[Rows from a dataset]
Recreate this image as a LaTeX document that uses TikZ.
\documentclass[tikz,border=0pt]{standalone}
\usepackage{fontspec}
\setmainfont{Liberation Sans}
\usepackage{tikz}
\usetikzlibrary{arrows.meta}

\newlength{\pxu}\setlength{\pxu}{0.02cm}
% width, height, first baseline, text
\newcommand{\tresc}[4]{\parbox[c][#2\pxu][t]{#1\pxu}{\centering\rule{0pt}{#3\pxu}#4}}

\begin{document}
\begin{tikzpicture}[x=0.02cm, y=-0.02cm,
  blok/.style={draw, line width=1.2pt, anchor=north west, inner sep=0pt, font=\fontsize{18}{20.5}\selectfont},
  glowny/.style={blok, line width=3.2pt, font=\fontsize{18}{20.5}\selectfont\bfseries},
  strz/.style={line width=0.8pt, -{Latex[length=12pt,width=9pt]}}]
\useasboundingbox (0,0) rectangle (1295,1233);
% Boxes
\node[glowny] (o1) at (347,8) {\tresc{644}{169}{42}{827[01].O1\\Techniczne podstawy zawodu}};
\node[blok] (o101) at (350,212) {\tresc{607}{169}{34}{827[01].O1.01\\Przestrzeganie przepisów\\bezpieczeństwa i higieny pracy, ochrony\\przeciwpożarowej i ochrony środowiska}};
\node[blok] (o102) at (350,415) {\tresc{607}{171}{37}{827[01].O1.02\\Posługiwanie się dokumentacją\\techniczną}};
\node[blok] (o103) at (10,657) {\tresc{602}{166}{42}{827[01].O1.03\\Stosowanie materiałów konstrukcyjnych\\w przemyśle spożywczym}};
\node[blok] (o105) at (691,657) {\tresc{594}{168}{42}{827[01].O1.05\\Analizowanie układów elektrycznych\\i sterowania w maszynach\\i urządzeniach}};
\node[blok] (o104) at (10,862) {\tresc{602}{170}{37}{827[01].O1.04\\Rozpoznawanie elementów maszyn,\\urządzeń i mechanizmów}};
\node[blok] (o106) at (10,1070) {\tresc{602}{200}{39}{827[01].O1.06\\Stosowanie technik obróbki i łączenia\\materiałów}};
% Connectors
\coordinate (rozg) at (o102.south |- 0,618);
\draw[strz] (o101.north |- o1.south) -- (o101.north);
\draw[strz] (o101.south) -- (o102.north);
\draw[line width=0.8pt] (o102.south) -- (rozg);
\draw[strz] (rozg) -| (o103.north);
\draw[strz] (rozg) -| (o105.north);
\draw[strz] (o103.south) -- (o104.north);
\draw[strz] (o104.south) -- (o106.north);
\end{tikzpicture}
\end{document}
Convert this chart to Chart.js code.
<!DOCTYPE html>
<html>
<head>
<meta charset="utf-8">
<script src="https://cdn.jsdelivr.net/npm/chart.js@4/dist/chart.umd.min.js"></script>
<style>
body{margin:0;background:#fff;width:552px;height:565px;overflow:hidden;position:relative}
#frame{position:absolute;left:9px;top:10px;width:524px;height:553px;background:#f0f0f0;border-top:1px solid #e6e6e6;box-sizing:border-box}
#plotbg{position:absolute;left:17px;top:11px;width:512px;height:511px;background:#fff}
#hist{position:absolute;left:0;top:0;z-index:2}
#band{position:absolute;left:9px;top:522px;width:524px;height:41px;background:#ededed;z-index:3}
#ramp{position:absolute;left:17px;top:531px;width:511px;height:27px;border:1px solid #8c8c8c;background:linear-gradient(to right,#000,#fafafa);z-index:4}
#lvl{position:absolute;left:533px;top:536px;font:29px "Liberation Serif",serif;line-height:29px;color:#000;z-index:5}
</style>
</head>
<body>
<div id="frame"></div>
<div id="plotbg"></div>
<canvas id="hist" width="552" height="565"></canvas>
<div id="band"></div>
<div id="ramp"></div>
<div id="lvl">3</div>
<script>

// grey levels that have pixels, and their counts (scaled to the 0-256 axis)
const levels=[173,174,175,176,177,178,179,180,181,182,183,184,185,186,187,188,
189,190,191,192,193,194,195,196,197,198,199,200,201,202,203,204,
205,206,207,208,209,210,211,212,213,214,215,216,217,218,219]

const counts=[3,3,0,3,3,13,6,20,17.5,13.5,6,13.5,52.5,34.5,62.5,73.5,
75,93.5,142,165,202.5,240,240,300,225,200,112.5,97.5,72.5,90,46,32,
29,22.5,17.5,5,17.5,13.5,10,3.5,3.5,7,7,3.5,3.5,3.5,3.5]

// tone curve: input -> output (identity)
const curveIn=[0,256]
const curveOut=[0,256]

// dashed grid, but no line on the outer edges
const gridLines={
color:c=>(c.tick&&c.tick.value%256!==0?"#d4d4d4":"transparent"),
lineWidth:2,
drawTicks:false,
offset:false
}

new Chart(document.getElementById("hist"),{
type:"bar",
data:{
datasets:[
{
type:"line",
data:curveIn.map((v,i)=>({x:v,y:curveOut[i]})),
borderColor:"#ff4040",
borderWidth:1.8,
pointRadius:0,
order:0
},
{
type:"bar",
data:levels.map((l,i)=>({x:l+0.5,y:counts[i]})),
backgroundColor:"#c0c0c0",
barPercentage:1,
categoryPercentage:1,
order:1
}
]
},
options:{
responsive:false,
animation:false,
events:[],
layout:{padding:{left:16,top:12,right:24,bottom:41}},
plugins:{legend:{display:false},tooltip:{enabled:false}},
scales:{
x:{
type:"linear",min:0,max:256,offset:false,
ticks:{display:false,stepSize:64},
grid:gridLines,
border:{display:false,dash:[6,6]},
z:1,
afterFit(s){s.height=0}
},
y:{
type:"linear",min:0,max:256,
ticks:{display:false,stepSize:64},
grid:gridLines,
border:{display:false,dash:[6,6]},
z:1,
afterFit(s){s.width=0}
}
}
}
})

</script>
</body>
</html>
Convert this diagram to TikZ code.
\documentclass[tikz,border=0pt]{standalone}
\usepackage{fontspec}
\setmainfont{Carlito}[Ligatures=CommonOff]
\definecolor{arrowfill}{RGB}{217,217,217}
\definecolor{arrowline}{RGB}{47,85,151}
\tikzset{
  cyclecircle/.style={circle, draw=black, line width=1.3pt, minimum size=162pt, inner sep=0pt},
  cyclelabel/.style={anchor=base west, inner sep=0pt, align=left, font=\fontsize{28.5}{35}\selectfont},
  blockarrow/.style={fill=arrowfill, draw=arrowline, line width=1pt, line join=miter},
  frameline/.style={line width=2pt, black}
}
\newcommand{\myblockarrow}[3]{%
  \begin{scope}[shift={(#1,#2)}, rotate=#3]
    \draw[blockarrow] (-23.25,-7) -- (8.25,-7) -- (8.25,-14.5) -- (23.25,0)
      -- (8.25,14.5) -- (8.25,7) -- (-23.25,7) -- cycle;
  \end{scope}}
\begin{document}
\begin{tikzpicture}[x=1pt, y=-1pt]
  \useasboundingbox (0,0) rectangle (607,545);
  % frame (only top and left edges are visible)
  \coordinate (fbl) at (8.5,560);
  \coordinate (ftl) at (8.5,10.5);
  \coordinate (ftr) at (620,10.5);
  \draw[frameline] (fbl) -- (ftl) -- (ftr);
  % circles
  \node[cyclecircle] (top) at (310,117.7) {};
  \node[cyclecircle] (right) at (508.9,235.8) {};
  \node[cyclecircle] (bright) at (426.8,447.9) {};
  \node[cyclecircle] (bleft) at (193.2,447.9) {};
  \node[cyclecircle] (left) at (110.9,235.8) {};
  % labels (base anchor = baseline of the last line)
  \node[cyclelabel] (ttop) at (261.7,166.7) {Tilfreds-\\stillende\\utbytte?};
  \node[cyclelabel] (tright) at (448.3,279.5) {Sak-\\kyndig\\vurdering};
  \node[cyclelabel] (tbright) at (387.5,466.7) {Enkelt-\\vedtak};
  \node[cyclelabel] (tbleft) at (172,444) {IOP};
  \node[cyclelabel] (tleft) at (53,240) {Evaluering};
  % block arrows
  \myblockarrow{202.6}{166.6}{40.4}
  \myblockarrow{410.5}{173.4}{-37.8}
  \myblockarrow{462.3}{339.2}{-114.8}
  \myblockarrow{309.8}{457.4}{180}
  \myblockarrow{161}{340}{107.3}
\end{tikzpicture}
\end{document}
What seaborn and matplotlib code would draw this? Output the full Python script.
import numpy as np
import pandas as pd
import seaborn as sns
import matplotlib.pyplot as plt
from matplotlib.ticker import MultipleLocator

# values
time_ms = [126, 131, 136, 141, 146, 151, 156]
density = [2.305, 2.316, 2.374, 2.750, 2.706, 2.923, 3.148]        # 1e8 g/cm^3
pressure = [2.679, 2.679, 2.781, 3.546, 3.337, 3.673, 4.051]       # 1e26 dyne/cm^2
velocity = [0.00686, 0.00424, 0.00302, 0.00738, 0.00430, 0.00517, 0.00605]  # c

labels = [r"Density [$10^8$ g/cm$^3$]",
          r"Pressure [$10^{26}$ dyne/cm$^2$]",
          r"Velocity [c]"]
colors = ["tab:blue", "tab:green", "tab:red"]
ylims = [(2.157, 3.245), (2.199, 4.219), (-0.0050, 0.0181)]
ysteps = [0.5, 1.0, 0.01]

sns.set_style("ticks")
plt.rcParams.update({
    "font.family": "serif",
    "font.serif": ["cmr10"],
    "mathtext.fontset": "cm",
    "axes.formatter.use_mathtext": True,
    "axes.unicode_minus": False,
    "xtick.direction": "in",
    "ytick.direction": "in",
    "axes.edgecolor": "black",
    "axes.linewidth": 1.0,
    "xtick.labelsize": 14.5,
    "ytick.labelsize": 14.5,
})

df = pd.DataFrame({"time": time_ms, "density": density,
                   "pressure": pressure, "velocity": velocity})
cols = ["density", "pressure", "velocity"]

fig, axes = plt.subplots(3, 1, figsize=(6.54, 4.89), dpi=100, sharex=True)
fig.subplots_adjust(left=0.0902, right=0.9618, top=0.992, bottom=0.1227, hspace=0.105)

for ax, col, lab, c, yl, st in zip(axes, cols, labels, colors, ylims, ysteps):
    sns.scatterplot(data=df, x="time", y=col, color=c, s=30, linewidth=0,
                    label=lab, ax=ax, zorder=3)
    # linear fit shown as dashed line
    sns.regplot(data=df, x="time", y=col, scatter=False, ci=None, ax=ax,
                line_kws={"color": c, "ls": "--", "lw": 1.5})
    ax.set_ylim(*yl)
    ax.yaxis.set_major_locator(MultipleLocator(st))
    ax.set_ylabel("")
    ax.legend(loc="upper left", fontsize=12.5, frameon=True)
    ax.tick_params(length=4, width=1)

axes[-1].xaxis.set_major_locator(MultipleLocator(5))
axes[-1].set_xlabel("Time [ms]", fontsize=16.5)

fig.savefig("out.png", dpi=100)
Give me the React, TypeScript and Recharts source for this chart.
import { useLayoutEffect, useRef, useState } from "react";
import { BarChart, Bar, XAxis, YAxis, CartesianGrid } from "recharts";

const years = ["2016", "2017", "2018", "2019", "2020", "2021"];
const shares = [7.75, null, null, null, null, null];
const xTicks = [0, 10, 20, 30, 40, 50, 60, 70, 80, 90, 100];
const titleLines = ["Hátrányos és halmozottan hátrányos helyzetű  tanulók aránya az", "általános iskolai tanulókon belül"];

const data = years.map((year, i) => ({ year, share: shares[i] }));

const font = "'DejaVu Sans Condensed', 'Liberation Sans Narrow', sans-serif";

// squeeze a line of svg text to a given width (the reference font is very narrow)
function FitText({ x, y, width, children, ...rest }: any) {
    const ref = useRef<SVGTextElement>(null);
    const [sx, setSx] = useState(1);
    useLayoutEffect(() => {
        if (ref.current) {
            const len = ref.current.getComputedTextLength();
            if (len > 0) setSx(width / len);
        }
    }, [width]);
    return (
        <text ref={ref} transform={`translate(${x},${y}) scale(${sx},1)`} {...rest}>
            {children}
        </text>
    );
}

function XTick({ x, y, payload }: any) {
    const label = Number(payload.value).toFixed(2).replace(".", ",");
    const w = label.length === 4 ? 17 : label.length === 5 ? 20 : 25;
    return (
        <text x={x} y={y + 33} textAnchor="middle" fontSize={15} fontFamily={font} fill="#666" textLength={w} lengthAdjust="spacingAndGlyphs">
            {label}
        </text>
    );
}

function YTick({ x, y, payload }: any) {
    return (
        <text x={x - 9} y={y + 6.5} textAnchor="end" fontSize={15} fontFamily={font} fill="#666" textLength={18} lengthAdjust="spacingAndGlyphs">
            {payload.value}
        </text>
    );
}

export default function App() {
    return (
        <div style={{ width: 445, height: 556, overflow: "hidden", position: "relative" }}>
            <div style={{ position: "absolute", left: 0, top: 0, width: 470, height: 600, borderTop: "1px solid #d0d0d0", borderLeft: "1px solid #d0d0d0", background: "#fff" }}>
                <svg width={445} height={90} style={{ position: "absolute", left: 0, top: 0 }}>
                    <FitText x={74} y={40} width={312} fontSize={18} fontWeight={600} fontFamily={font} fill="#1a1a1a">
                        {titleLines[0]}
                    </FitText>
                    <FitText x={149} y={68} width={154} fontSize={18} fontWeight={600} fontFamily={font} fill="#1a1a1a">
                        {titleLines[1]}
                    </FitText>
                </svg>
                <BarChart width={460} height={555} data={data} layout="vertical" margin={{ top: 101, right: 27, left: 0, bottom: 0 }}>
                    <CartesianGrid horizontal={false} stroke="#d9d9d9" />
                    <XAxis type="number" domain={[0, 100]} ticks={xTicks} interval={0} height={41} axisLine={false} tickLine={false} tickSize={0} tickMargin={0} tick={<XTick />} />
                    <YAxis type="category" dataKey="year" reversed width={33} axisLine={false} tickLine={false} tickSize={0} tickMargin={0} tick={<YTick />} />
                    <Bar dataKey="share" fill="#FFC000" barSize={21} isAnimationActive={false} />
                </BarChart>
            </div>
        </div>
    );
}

Problem to work on> Exactly as written, return the lines from the line containing "What seaborn and" through the line containing "from matplotlib.ticker import MultipleLocator", both included.

Solved problem>
What seaborn and matplotlib code would draw this? Output the full Python script.
import numpy as np
import pandas as pd
import seaborn as sns
import matplotlib.pyplot as plt
from matplotlib.ticker import MultipleLocator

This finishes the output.